The temple is constructed with 'ohi'a wood. Larger pieces are used for the interior frame and structural support. These can be seen at the corners of the building and at strategic places inside to support the frame. A network of smaller 'ohi'a poles are tied together and attached to the main frame. The ti leaves are tied to this lattice to provide a roof for the structure.
The leaves of the ti plant were cut, dried, and tied together to make the roof of the temple in the royal grounds.
Looking inside the temple model, you can see how intricately and carefully each bundle of ti leaves was tied together to make the roof. This may have been a long, painstaking process, but very important because of the significance of the temple.
Inside the temple model, there is shade from the hot tropical sun. The temple is built on a platform of heavy lava rocks. Inside the floor is covered with coral and lighter colored rocks. For a temple in use, there would also be an altar and several carved images (ki'i) to guard it.
Konane, also called Hawaiian checkers, was a favorite game of the ancient Hawaiians.
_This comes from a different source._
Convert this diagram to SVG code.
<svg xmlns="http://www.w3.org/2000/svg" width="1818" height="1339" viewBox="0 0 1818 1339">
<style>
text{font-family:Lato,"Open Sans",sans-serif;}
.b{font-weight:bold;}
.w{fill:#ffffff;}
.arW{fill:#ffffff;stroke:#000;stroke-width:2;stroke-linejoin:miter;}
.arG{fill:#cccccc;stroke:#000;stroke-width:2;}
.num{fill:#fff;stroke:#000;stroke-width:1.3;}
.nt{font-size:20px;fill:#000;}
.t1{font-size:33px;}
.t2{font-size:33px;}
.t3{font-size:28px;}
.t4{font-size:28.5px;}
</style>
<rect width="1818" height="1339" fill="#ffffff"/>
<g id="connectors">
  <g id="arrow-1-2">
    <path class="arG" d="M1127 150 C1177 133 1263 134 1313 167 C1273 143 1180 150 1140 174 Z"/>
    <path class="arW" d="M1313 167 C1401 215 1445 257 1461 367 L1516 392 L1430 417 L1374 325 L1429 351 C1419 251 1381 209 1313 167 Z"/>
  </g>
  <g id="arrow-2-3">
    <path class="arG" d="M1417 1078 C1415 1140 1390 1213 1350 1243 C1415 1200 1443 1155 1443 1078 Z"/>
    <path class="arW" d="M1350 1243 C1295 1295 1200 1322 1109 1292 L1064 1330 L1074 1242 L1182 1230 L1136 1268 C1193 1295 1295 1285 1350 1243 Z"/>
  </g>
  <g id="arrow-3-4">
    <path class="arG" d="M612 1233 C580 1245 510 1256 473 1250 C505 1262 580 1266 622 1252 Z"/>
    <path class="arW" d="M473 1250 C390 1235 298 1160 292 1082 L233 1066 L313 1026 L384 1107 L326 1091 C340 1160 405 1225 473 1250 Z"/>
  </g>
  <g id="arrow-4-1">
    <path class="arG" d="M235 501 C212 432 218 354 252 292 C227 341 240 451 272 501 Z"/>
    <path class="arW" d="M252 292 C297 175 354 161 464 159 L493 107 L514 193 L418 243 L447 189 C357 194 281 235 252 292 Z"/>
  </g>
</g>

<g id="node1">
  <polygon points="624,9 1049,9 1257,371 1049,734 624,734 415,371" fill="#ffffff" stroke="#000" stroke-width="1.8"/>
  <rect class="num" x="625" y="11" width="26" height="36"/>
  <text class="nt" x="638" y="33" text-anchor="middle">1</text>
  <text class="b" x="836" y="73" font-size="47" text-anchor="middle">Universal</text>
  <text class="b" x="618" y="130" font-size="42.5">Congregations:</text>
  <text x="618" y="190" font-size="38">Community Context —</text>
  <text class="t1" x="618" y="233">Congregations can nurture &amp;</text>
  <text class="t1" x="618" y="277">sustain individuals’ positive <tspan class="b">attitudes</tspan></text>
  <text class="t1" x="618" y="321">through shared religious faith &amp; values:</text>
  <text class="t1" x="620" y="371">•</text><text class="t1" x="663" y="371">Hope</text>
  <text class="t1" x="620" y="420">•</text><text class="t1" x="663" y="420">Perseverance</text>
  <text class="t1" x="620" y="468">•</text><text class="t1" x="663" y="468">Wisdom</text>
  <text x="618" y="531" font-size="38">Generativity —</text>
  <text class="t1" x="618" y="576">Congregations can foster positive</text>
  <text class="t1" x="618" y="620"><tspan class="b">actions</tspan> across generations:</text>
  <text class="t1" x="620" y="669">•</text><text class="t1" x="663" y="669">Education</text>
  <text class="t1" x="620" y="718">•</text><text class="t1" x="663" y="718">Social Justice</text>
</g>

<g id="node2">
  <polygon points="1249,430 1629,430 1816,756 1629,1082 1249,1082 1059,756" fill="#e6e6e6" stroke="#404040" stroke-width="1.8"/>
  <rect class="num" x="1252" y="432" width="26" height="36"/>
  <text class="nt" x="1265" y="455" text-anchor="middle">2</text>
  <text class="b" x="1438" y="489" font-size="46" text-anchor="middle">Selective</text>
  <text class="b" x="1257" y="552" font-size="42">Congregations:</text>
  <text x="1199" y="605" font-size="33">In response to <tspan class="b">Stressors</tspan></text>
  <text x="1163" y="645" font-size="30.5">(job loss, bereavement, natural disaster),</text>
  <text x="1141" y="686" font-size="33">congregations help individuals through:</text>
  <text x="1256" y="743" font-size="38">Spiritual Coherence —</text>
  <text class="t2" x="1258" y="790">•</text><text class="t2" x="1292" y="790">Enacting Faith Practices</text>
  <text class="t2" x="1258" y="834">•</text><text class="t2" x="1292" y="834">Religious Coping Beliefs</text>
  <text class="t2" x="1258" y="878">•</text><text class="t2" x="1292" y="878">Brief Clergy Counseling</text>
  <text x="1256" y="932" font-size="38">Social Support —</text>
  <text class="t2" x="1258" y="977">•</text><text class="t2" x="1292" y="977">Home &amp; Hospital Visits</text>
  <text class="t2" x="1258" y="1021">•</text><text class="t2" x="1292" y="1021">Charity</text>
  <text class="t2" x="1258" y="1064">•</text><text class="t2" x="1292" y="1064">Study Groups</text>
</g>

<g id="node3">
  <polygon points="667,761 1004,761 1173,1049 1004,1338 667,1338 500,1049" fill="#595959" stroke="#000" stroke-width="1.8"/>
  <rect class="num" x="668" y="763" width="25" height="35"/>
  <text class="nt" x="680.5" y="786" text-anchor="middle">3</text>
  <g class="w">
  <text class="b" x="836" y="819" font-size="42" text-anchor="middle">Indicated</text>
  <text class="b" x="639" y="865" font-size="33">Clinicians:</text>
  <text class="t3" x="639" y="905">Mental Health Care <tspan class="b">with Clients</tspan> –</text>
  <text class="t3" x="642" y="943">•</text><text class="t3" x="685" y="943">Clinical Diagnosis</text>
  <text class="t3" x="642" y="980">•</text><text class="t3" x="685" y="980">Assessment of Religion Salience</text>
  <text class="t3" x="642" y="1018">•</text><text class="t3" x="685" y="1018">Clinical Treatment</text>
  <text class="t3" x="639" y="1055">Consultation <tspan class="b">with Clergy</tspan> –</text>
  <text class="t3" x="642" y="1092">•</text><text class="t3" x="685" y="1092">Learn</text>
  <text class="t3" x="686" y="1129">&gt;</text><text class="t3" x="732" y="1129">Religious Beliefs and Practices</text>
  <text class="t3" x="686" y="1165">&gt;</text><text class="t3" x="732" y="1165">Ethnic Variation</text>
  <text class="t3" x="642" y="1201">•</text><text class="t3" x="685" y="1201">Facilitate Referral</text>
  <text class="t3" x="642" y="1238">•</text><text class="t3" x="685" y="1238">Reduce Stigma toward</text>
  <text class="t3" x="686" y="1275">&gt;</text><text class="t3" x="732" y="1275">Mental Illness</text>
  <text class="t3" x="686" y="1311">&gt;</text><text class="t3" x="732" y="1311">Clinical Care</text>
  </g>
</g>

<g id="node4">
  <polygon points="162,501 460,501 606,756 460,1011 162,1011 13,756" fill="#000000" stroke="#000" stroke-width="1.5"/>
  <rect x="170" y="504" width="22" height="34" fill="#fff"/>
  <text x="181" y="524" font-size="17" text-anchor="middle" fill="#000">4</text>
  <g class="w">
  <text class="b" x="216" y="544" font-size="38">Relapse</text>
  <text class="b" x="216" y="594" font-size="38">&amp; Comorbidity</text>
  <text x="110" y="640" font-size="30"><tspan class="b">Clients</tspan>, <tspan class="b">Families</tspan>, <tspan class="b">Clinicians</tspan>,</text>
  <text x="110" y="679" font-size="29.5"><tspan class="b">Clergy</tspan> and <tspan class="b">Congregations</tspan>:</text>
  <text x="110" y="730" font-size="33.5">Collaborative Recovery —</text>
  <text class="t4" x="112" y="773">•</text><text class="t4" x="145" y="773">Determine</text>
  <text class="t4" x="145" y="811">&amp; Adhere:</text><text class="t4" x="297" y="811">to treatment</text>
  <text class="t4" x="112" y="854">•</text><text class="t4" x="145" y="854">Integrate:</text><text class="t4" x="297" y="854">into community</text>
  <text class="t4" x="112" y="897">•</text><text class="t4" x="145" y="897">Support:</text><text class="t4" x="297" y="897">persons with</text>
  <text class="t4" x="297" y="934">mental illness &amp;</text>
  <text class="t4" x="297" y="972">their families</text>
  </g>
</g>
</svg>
They had many games for liesure time, and these demanded sharp verbal and mental skills. Many, like konane, were games of strategy. Ali'i played konane both for recreaion and for serious business. A chief could play an enemy chief a game of konane to decide the outcome of a war.
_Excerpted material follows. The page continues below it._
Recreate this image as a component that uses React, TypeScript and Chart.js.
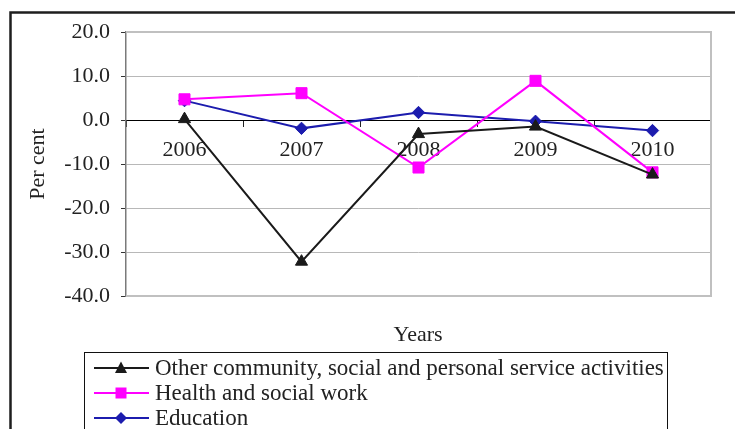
import React, { useEffect, useRef } from 'react';
import { Chart, registerables } from 'chart.js';

Chart.register(...registerables);

const years = ['2006', '2007', '2008', '2009', '2010'];
const otherCommunity = [0.2, -32.2, -3.2, -1.5, -12.4];
const healthSocial = [4.7, 6.1, -10.8, 8.9, -11.9];
const education = [4.4, -1.9, 1.7, -0.3, -2.4];
const yMin = -40;
const yMax = 20;
const yStep = 10;
const seriesNames = [
  'Other community, social and personal service activities',
  'Health and social work',
  'Education',
];
const seriesColors = ['#1a1a1a', '#ff00ff', '#1c1cae'];
const seriesMarkers = ['triangle', 'rect', 'rectRot'];
const yTitle = 'Per cent';
const xTitle = 'Years';

const FONT = "'Liberation Serif', 'Times New Roman', serif";

function drawMarker(ctx: CanvasRenderingContext2D, kind: string, x: number, y: number, color: string) {
  ctx.save();
  ctx.fillStyle = color;
  ctx.beginPath();
  if (kind === 'triangle') {
    ctx.moveTo(x, y - 6.5);
    ctx.lineTo(x + 6, y + 5);
    ctx.lineTo(x - 6, y + 5);
  } else if (kind === 'rect') {
    ctx.rect(x - 5.5, y - 5.5, 11, 11);
  } else {
    ctx.moveTo(x, y - 6);
    ctx.lineTo(x + 6, y);
    ctx.lineTo(x, y + 6);
    ctx.lineTo(x - 6, y);
  }
  ctx.closePath();
  ctx.fill();
  ctx.restore();
}

const decorPlugin = {
  id: 'decor',
  beforeDatasetsDraw(chart: any) {
    const { ctx, chartArea } = chart;
    ctx.save();
    ctx.strokeStyle = '#c0c0c0';
    ctx.lineWidth = 2;
    ctx.beginPath();
    ctx.moveTo(chartArea.left, chartArea.top);
    ctx.lineTo(chartArea.right, chartArea.top);
    ctx.lineTo(chartArea.right, chartArea.bottom);
    ctx.lineTo(chartArea.left, chartArea.bottom);
    ctx.stroke();
    ctx.restore();
  },
  afterDraw(chart: any) {
    const { ctx } = chart;
    ctx.save();
    // outer frame
    ctx.strokeStyle = '#1e1e1e';
    ctx.lineWidth = 2.5;
    ctx.strokeRect(10.5, 12.5, 800, 500);

    // x axis title
    ctx.fillStyle = '#222';
    ctx.font = `22px ${FONT}`;
    ctx.textAlign = 'center';
    ctx.textBaseline = 'middle';
    ctx.fillText(xTitle, 418, 335);

    // legend
    ctx.strokeStyle = '#111';
    ctx.lineWidth = 1;
    ctx.strokeRect(84.5, 352.5, 583, 120);
    ctx.font = `23px ${FONT}`;
    ctx.textAlign = 'left';
    seriesNames.forEach((name, i) => {
      const y = 368 + i * 25;
      ctx.strokeStyle = seriesColors[i];
      ctx.lineWidth = 2;
      ctx.beginPath();
      ctx.moveTo(94, y);
      ctx.lineTo(149, y);
      ctx.stroke();
      drawMarker(ctx, seriesMarkers[i], 121, y, seriesColors[i]);
      ctx.fillStyle = '#222';
      ctx.fillText(name, 155, y + 1);
    });
    ctx.restore();
  },
};

export default function App() {
  const canvasRef = useRef<HTMLCanvasElement | null>(null);

  useEffect(() => {
    const canvas = canvasRef.current;
    if (!canvas) return;
    const values = [otherCommunity, healthSocial, education];
    const radii = [7, 7.8, 6.2];
    const chart = new Chart(canvas, {
      type: 'line',
      data: {
        labels: years,
        datasets: seriesNames.map((name, i) => ({
          label: name,
          data: values[i],
          borderColor: seriesColors[i],
          backgroundColor: seriesColors[i],
          pointBackgroundColor: seriesColors[i],
          pointBorderColor: seriesColors[i],
          pointStyle: seriesMarkers[i] as any,
          pointRadius: radii[i],
          pointBorderWidth: 1,
          borderWidth: 2,
          tension: 0,
          fill: false,
        })),
      },
      options: {
        responsive: false,
        animation: false,
        devicePixelRatio: 1,
        layout: { padding: { left: 0, top: 32, right: 24, bottom: 133 } },
        plugins: {
          legend: { display: false },
          tooltip: { enabled: false },
          title: { display: false },
        },
        scales: {
          x: {
            type: 'category',
            position: { y: 0 } as any,
            offset: true,
            grid: {
              offset: true,
              drawOnChartArea: false,
              drawTicks: true,
              tickLength: 6,
              color: '#222',
              tickColor: '#222',
            },
            border: { display: true, color: '#000', width: 1 },
            ticks: {
              color: '#222',
              padding: 11,
              maxRotation: 0,
              font: { family: FONT, size: 22 },
            },
          },
          y: {
            type: 'linear',
            min: yMin,
            max: yMax,
            ticks: {
              stepSize: yStep,
              color: '#222',
              padding: 11,
              font: { family: FONT, size: 22 },
              callback: (v: any) => Number(v).toFixed(1),
            },
            grid: {
              color: '#b8b8b8',
              lineWidth: 1,
              drawTicks: true,
              tickLength: 5,
              tickColor: '#333',
            },
            border: { display: true, color: '#7a7a7a', width: 1.5 },
            title: {
              display: true,
              text: yTitle,
              color: '#222',
              font: { family: FONT, size: 22 },
              padding: { top: 25, bottom: 0 },
            },
            afterFit: (scale: any) => {
              scale.width = 126;
            },
          },
        },
      },
      plugins: [decorPlugin],
    });
    return () => chart.destroy();
  }, []);

  return (
    <div style={{ position: 'absolute', left: 0, top: 0, width: 735, height: 429, background: '#fff' }}>
      <canvas ref={canvasRef} width={735} height={429} />
    </div>
  );
}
Konane was played on a gamestone called papamu that was made by carving small shallow holes in the top of a flat lava rock. A small papamu could have around 64 holes and a larger one could have over 200 holes.
One player used black lava rocks as his game pieces and the other would use white coral or shells. Players had equal numbers of pieces. The object of the game was to be the last player to make a move. Moves were made by jumping the oponent's pieces and removing them from play.
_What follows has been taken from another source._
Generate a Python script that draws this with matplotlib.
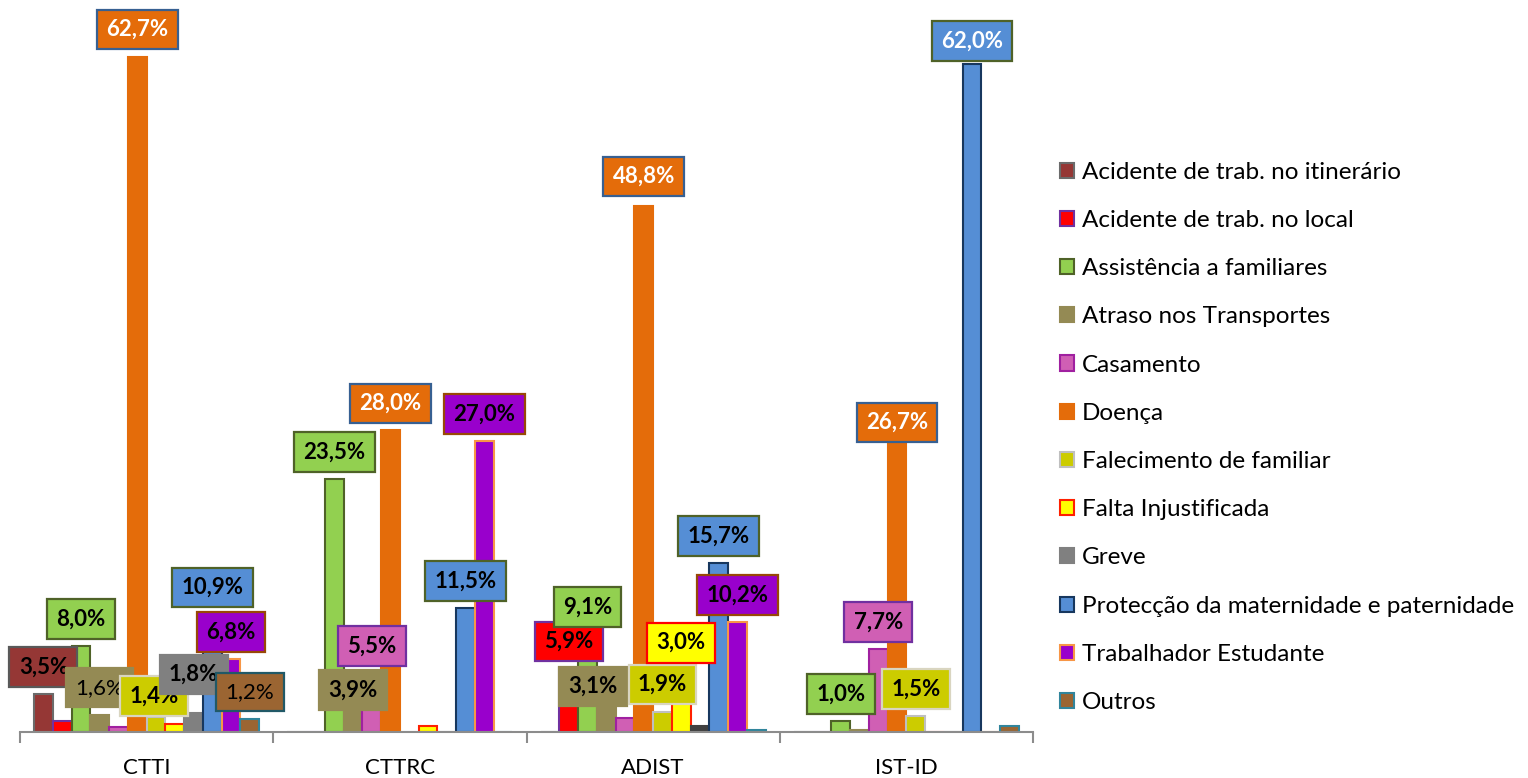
import matplotlib
matplotlib.use('Agg')
import matplotlib.pyplot as plt
import numpy as np
from matplotlib.patches import Patch

plt.rcParams['font.family'] = ['Lato', 'DejaVu Sans']

# dados
categorias = ['CTTI', 'CTTRC', 'ADIST', 'IST-ID']
series = ['Acidente de trab. no itinerário', 'Acidente de trab. no local',
          'Assistência a familiares', 'Atraso nos Transportes', 'Casamento',
          'Doença', 'Falecimento de familiar', 'Falta Injustificada', 'Greve',
          'Protecção da maternidade e paternidade', 'Trabalhador Estudante', 'Outros']

ctti = [3.5, 1.0, 8.0, 1.6, 0.5, 62.7, 1.4, 0.7, 1.8, 10.9, 6.8, 1.2]
cttrc = [0, 0, 23.5, 3.9, 5.5, 28.0, 0, 0.6, 0, 11.5, 27.0, 0]
adist = [0, 5.9, 9.1, 3.1, 1.3, 48.8, 1.9, 3.0, 0.6, 15.7, 10.2, 0.2]
istid = [0, 0, 1.0, 0.2, 7.7, 26.7, 1.5, 0, 0, 62.0, 0, 0.6]

# rotulos visiveis (1 = mostra)
rot_ctti = [1, 0, 1, 1, 0, 1, 1, 0, 1, 1, 1, 1]
rot_cttrc = [0, 0, 1, 1, 1, 1, 0, 0, 0, 1, 1, 0]
rot_adist = [0, 1, 1, 1, 0, 1, 1, 1, 0, 1, 1, 0]
rot_istid = [0, 0, 1, 0, 1, 1, 1, 0, 0, 1, 0, 0]

valores = [ctti, cttrc, adist, istid]
rotulos = [rot_ctti, rot_cttrc, rot_adist, rot_istid]

# estilos
cores = ['#953735', '#FF0000', '#92D050', '#948A54', '#D05FB4', '#E46C0A',
         '#CCCC00', '#FFFF00', '#808080', '#558ED5', '#9900CC', '#9B6532']
bordas = ['#6B6B6B', '#7030A0', '#4F6228', '#948A54', '#A020A0', '#E46C0A',
          '#BFBFBF', '#FF2000', '#808080', '#17375E', '#F79646', '#31859C']
bordas_rot = ['#595959', '#7030A0', '#4F6228', None, '#7030A0', '#376092',
              '#D9D5C0', '#FF0000', None, '#4F6228', '#984807', '#215967']
cor_extra = {(2, 8): '#404040'}
texto_branco = {(0, 5), (1, 5), (2, 5), (3, 5), (3, 9)}
texto_normal = {(0, 3), (0, 11)}
# deslocamento do rotulo (dx, dy) em pixels
desloc = {(0, 6): (-2, 21), (0, 8): (0, 38), (1, 3): (0, 0), (2, 3): (-13, 12),
          (2, 7): (0, 57), (2, 5): (0, 30), (3, 5): (0, 22), (3, 9): (0, 23)}

fig = plt.figure(figsize=(15.28, 7.78), dpi=100)
ax = fig.add_axes([20 / 1528, 46 / 778, 1013 / 1528, 732 / 778])

n = len(series)
w = 1 / (n + 1.5)
x = np.arange(len(categorias))

for i in range(n):
    vals = [valores[c][i] for c in range(len(categorias))]
    pos = x - 0.5 + 0.75 * w + w * i + w / 2
    bars = ax.bar(pos, vals, w, color=cores[i], edgecolor=bordas[i], linewidth=1.5, zorder=2)
    for c, b in enumerate(bars):
        if (c, i) in cor_extra:
            b.set_facecolor(cor_extra[(c, i)])
            b.set_edgecolor(cor_extra[(c, i)])

for c in range(len(categorias)):
    for i in range(n):
        if not rotulos[c][i]:
            continue
        v = valores[c][i]
        xc = c - 0.5 + 0.75 * w + w * i + w / 2
        dx, dy = desloc.get((c, i), (0, 27))
        txt = f"{v:.1f}%".replace('.', ',')
        ec = bordas_rot[i] if bordas_rot[i] else cores[i]
        ax.annotate(txt, (xc, v), xytext=(dx, dy), textcoords='offset pixels',
                    ha='center', va='center', fontsize=16,
                    fontweight='normal' if (c, i) in texto_normal else 'bold',
                    color='white' if (c, i) in texto_branco else 'black',
                    bbox=dict(boxstyle='square,pad=0.42', fc=cores[i], ec=ec, lw=1.6),
                    zorder=5 + c * n + i, annotation_clip=False)

ax.set_xlim(-0.5, 3.5)
ax.set_ylim(0, 67.96)
for s in ['top', 'right', 'left']:
    ax.spines[s].set_visible(False)
ax.spines['bottom'].set_color('#8C8C8C')
ax.spines['bottom'].set_linewidth(1.5)
ax.set_yticks([])
ax.set_xticks(x)
ax.set_xticklabels(categorias, fontsize=16)
ax.tick_params(axis='x', which='major', length=0, pad=19)
ax.set_xticks(np.arange(-0.5, 4, 1), minor=True)
ax.tick_params(axis='x', which='minor', length=8, width=1.5, color='#8C8C8C', direction='out')

handles = [Patch(facecolor=cores[i], edgecolor=bordas[i], linewidth=1.5) for i in range(n)]
fig.legend(handles, series, loc='upper left', bbox_to_anchor=(1050 / 1528, 1 - 152 / 778),
           frameon=False, fontsize=17.5, handlelength=0.58, handleheight=0.58,
           handletextpad=0.32, labelspacing=1.12, borderaxespad=0)

fig.savefig('out.png', dpi=100)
Kanoa bowls were carved into the lava long ago by ancient Hawaiians living the the ahupua'a of Honaunau. These bowls were made possibly to hold dye made from plants, to evaporate ocean water and collect salt, or to pound the 'awa root to make a ceremonial drink.
A lava flow from the volcano Mauna Loa descended the mountain more than 1,000 years ago, enveloping and devouring everything in its path. It knocked down a tree that was growing here, and the tree left its print on the hardening lava.
These tree molds were created when lava solidified around trees that it knocked down in its path to the ocean. The hot, liquid lava cooled and solidified aroud the trees. Trapped in the lava, the trees died and decomposed over many years. Now, over a thousand years later, the trees are long gone, but their imprints remain in the lava.
This beautiful cove was the royal canoe landing, for use only by the ali'i. The area was forbidden to all commoners, and anyone entering it would be violating sacred law (kapu) and could be killed on the spot. There is a wooden marker in the cove warning people of the kapu. Wooden images (ki'i) also stand watch over the cove. Today Keone'ele Cove is an excellent place for snorkeling. Sea turtles come to swim in the clear water and sun themselves on the beach.
Keone'ele Cove. Ali'i would launch and land their canoes from here. The area was forbidden to commoners, and entering would mean breaking kapu. A wooden marker was placed in the cove to warn people of the kapu.
It is very important that park visitors do not chase or touch these animals. Sea turtles are a magnificent species that needs our help to survive on the Kona coast. Visitors can help by enjoying the turtles from a safe distance and taking pictures without approaching the animals.
This wall separates the royal grounds from the pu'uhonua. It was constructed without any mortar or cement. Large blocks of lava were stacked to make the wall, and it is held together by the friction between the stones. This wall is 17 feet thick and 10 feet high. An opening exists so visitors can walk through the wall between the royal gounds and the pu'uhonua. The Great Wall has stood here since the mid 1500s. Today, some parts of it are unstable and need to be managed by the park.
At the opening of the Great Wall from the royal grounds and looking into the pu'uhonua, the wall is nearly 17 feet thick and 10 feet tall.
Historically, there was no gate in this wall to provide entrance into the pu'uhonua. Those seeking entrance to the place of refuge would often have to swim or run great distances and pass through numerous obstacles while being pursued before they reached the safety of the pu'uhonua.
Resource managers at the park receive help from volunteers in the Youth Conservation Corps to mark sections of the Great Wall that have become unstable over time. The resource magagers will have to devise and carry out a plan to maintain the structure so that is does not pose a hazard to visitors.
These fishponds are filled naturally by a mixture of seawater and fresh spring water welling up from below the sand. When the royal grounds were inhabited, the ponds were stocked with fish to be eaten by the ali'i.
The structures, called halau, shown here were working areas. In them, canoes, tools, weapons, and other necessary things were made. In Hawaiian culture, like many other cultures, there were specific families that specialized in certain trades. Canoe building was one such trade. A master canoe builder would spend most of his life learning his trade, building canoes, and teaching his son or another apprentice the trade.
This structure may have been used to build canoes and other tools for catching fish. Click on the image on the left to see inside. A traditional method of fishing called hukilau was used by ancient Hawaiins. Ti leaves were hung and dried, and then tied along a rope. This leafy rope, shown below, was strung across a bay and then pulled toward shore by several men. The leaves in the water scared the fish into shallow areas close to the shore where they could easily be caught. This method was eventually abandoned.
This halau was built with a wooden frame, and thatched with pili grasses. Inside, a man is demonstrating the master trade of Hawaiian canoe-building.